Sanctions screening services must deliver results in under 1 second. A sanctions check that takes 5 seconds consumes half the settlement budget. Institutions must either maintain in-house sanctions capabilities (avoiding the third-party dependency) or negotiate sub-second SLAs with screening providers.
Fraud detection services face the same latency constraint. Real-time fraud scoring must complete within the settlement window.
Each of these dependencies must be managed under Art. 28 with SLAs, failover strategies, and regular resilience testing. The vendor risk scoring methodology must include latency performance and real-time availability as risk factors.
The Regulatory Intersection: IPR + DORA
The Instant Payments Regulation creates the mandate. DORA creates the resilience framework. Together, they require financial institutions to build and operate payment systems at a level of reliability historically associated with stock exchange matching engines or air traffic control systems.
The ECB and national competent authorities will examine instant payment resilience as a priority area, given the public visibility of instant payment failures and the systemic importance of payment infrastructure.
Key Takeaways
- Instant payments eliminate maintenance windows and require 24/7/365 availability at 99.99%+ levels. Traditional availability targets are insufficient.
- RTO must be near-zero, RPO must be zero for instant settlement engines. Active-active architecture with synchronous replication is required.
- Every component in the 10-second settlement chain must meet sub-second performance under all conditions, including peak load and partial failure.
- Art. 24-27 testing must validate real-time resilience: load testing at 3x peak, automated failover with zero transaction loss, dependency degradation handling.
- Third-party dependencies (sanctions screening, fraud detection, clearing infrastructure) must meet the same real-time SLA. Manage under Art. 28.

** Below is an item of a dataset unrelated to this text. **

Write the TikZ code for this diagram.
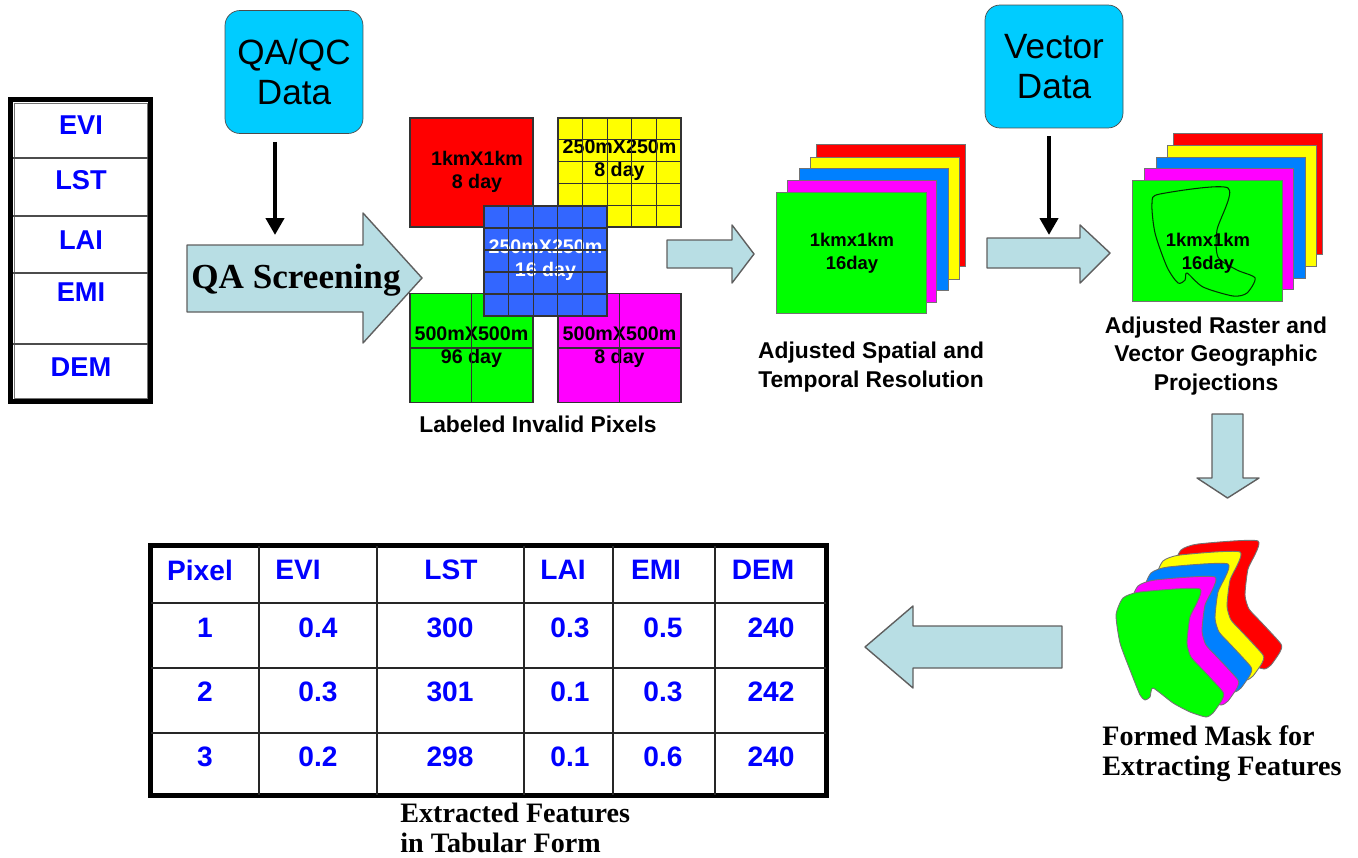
\documentclass[tikz,border=0pt]{standalone}
\usepackage{fontspec}
\setmainfont{Liberation Sans}
\newfontfamily\timesfont{Liberation Serif}
\usetikzlibrary{arrows.meta}

\definecolor{datacyan}{RGB}{0,204,255}
\definecolor{arrfill}{RGB}{184,222,228}
\definecolor{arrline}{RGB}{95,95,95}
\definecolor{txtblue}{RGB}{0,0,255}
\definecolor{tileblue}{RGB}{51,102,255}
\definecolor{layblue}{RGB}{0,128,255}
\definecolor{layred}{RGB}{255,0,0}
\definecolor{layyellow}{RGB}{255,255,0}
\definecolor{laygreen}{RGB}{0,255,0}
\definecolor{laymagenta}{RGB}{255,0,255}

\begin{document}
\begin{tikzpicture}[
  x=0.02cm, y=-0.02cm,
  blockarr/.style={fill=arrfill, draw=arrline, line width=0.8pt, line join=round},
  feed/.style={-{Triangle[width=0.36cm,length=0.34cm]}, line width=2.8pt, black},
  databox/.style={draw=black!70, fill=datacyan, rounded corners=0.3cm,
                  minimum width=2.76cm, minimum height=2.46cm, align=center,
                  font=\fontsize{20}{23}\selectfont},
  tile/.style={draw=black!80, line width=0.6pt, minimum width=2.46cm,
               minimum height=2.18cm, inner sep=0pt},
  tiletxt/.style={font=\fontsize{11.2}{13}\selectfont\bfseries, align=center, inner sep=0pt},
  gridln/.style={black!80, line width=0.6pt},
  layer/.style={draw=black!55, line width=0.5pt},
  stacktxt/.style={font=\fontsize{10.5}{13}\selectfont\bfseries, align=center, inner sep=0pt},
  lbl/.style={font=\fontsize{13}{16.3}\selectfont\bfseries, align=center, inner sep=0pt},
  serlbl/.style={font=\timesfont\fontsize{16}{17}\selectfont\bfseries, align=left, inner sep=0pt},
  band/.style={font=\fontsize{15.5}{18}\selectfont\bfseries, text=txtblue, inner sep=0pt},
  tcell/.style={font=\fontsize{16}{19}\selectfont\bfseries, text=txtblue, inner sep=0pt},
  tline/.style={black!85, line width=0.8pt},
]
\useasboundingbox (0,0) rectangle (1358,858);

%% ── input layers ─────────────────────────────────────────────────
\draw[line width=2.8pt] (10.5,99.5) rectangle (150.5,401.5);
\draw[black!55, line width=0.5pt] (14,103) rectangle (147,398);
\foreach \y in {158,216,273,344}
  \draw[black!70, line width=0.6pt] (13,\y) -- (148,\y);
\foreach \y/\t in {125/EVI, 180/LST, 240/LAI, 292/EMI, 367/DEM}
  \node[band] (b\t) at (81,\y) {\t};

%% ── QA screening ─────────────────────────────────────────────────
\node[databox] (qaqc) at (294,72) {QA/QC\\Data};
\coordinate (qain) at (275,235);
\draw[feed, shorten <=0.16cm] (qaqc.south -| qain) -- (qain);

\draw[blockarr] (187,245) -- (363,245) -- (363,213) -- (422,278)
  -- (363,343) -- (363,312) -- (187,312) -- cycle;
\node[font=\timesfont\fontsize{20}{24}\selectfont\bfseries, anchor=west, inner sep=0pt]
  (qascr) at (191,280) {QA Screening};

%% ── labeled invalid pixels ───────────────────────────────────────
% 1km tile
\node[tile, fill=layred] (tred) at (471.5,172.5) {};
\node[tiletxt] (tredlbl) at (477,172) {1kmX1km\\8 day};

% 250m, 8 day
\node[tile, fill=layyellow] (tyel) at (619.5,172.5) {};
\node[tiletxt] (tyellbl) at (619.5,160) {250mX250m\\8 day};
\foreach \i in {1,...,4} {
  \draw[gridln] (558+24.6*\i,118) -- (558+24.6*\i,227);
  \draw[gridln] (558,118+21.8*\i) -- (681,118+21.8*\i);
}

% 500m, 96 day
\node[tile, fill=laygreen] (tgrn) at (471.5,348) {};
\node[tiletxt] (tgrnlbl) at (471.5,347) {500mX500m\\96 day};
\draw[gridln] (471.5,293) -- (471.5,403);
\draw[gridln] (410,348) -- (533,348);

% 500m, 8 day
\node[tile, fill=laymagenta] (tmag) at (619.5,348) {};
\node[tiletxt] (tmaglbl) at (619.5,347) {500mX500m\\8 day};
\draw[gridln] (619.5,293) -- (619.5,403);
\draw[gridln] (558,348) -- (681,348);

% 250m, 16 day (on top)
\node[tile, fill=tileblue, minimum height=2.2cm] (tblu) at (545.5,261) {};
\node[tiletxt, text=white] (tblulbl) at (545.5,260) {250mX250m\\16 day};
\foreach \i in {1,...,4} {
  \draw[gridln] (484+24.6*\i,206) -- (484+24.6*\i,316);
  \draw[gridln] (484,206+22*\i) -- (607,206+22*\i);
}

\node[lbl] (lblpix) at (538,424) {Labeled Invalid Pixels};

%% ── resampled stack ──────────────────────────────────────────────
\draw[blockarr] (667,240) -- (732,240) -- (732,225) -- (754,254)
  -- (732,283) -- (732,268) -- (667,268) -- cycle;

\foreach \c/\xa/\ya in {layred/816/144, layyellow/810/157, layblue/799/168, laymagenta/787/180}
  \filldraw[layer, fill=\c] (\xa,\ya) rectangle ++(149,122);
\node[layer, fill=laygreen, minimum width=3cm, minimum height=2.42cm] (rs1) at (851,252.5) {};
\node[stacktxt] (rs1lbl) at (852,253.5) {1kmx1km\\16day};

\node[lbl] (lblres) at (871,367) {Adjusted Spatial and\\Temporal Resolution};

%% ── vector overlay stack ─────────────────────────────────────────
\node[databox] (vecdata) at (1054,66.5) {Vector\\Data};
\coordinate (vecin) at (1049,235);

\draw[blockarr] (987,238) -- (1080,238) -- (1080,225) -- (1110,253)
  -- (1080,283) -- (1080,268) -- (987,268) -- cycle;
\draw[feed, shorten <=0.16cm] (vecdata.south -| vecin) -- (vecin);

\foreach \c/\xa/\ya in {layred/1173/133, layyellow/1167/145, layblue/1156/157, laymagenta/1144/168}
  \filldraw[layer, fill=\c] (\xa,\ya) rectangle ++(149,121);
\node[layer, fill=laygreen, minimum width=3cm, minimum height=2.42cm] (rs2) at (1207,240.5) {};
\draw[black!60!green!50!black, line width=0.6pt] plot[smooth cycle, tension=0.45] coordinates {
  (1152,203) (1160,194) (1228,188) (1217,230) (1218,257) (1237,270) (1255,278)
  (1247,293) (1233,296) (1203,287) (1187,273) (1185,280) (1178,283) (1167,267) (1155,233)};
\node[stacktxt] (rs2lbl) at (1208,253.5) {1kmx1km\\16day};

\node[lbl] (lblproj) at (1216,356) {Adjusted Raster and\\Vector Geographic\\Projections};

%% ── mask ─────────────────────────────────────────────────────────
\draw[blockarr] (1212,414) -- (1243,414) -- (1243,478) -- (1259,478)
  -- (1227.5,498) -- (1197,478) -- (1212,478) -- cycle;

\foreach \c/\dx/\dy in {layred/58/-48, layyellow/40/-37, layblue/28/-25, laymagenta/15/-12, laygreen/0/0}
  \filldraw[layer, fill=\c, shift={(\dx,\dy)}] plot[smooth cycle, tension=0.35] coordinates {
    (1116,615) (1123,598) (1140,592) (1200,589) (1190,617) (1187,643) (1191,657)
    (1203,670) (1223,692) (1222,700) (1213,713) (1206,717) (1190,712) (1173,703)
    (1153,688) (1150,697) (1145,700) (1140,695) (1130,670) (1120,643)};

\node[serlbl, anchor=west] (lblmask) at (1102,754) {Formed Mask for\\Extracting Features};

%% ── extracted table ──────────────────────────────────────────────
\draw[blockarr] (1062,626) -- (913,626) -- (913,606) -- (865,647)
  -- (913,688) -- (913,668) -- (1062,668) -- cycle;

\draw[line width=2.8pt] (150.5,545.5) rectangle (826.5,795.5);
\foreach \x in {259,377,524,613,715}
  \draw[tline] (\x,546) -- (\x,795);
\foreach \y in {603,668,733}
  \draw[tline] (151,\y) -- (826,\y);

\foreach \x/\t in {200/Pixel, 298/EVI, 451/LST, 563/LAI, 656/EMI, 763/DEM}
  \node[tcell] (h\t) at (\x,570) {\t};
\foreach \y/\p/\ev/\ls/\la/\em/\de in {628/1/0.4/300/0.3/0.5/240,
                                       692/2/0.3/301/0.1/0.3/242,
                                       757/3/0.2/298/0.1/0.6/240} {
  \node[tcell] (p\p)  at (205,\y) {\p};
  \node[tcell] (ev\p) at (318,\y) {\ev};
  \node[tcell] (ls\p) at (450,\y) {\ls};
  \node[tcell] (la\p) at (570,\y) {\la};
  \node[tcell] (em\p) at (663,\y) {\em};
  \node[tcell] (de\p) at (771,\y) {\de};
}

\node[serlbl, anchor=west] (lbltab) at (400,828) {Extracted Features\\in Tabular Form};

\end{tikzpicture}
\end{document}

- Any outage is an incident. Art. 17 classification thresholds are lower for always-on services.
Resume en francais
Le reglement europeen sur les paiements instantanes impose que tous les prestataires de services de paiement offrent des virements SEPA instantanes reglant en moins de 10 secondes, 24/7/365. Cela elimine les fenetres de maintenance et exige une disponibilite de 99,99 %+. Sous DORA, l'article 7 impose des systemes fiables — ce qui signifie une architecture active-active sans temps d'arret. L'article 11 exige des plans de continuite avec un RTO proche de zero et un RPO de zero pour les moteurs de reglement instantane. L'article 24-27 exige des tests validant la resilience en temps reel : tests de charge a 3x le volume de pointe, basculement automatique sans perte de transaction, degradation gracieuse des dependances. Chaque composant de la chaine de reglement (initiation, fraude, sanctions, validation, reglement, confirmation) doit respecter des objectifs de performance infra-seconde. Les dependances tierces (criblage des sanctions, detection de fraude, infrastructure de compensation) doivent respecter le meme SLA temps reel et etre gerees sous l'article 28. Toute interruption est un incident sous l'article 17, car le service est en operation permanente avec des clients impactes a chaque seconde d'indisponibilite.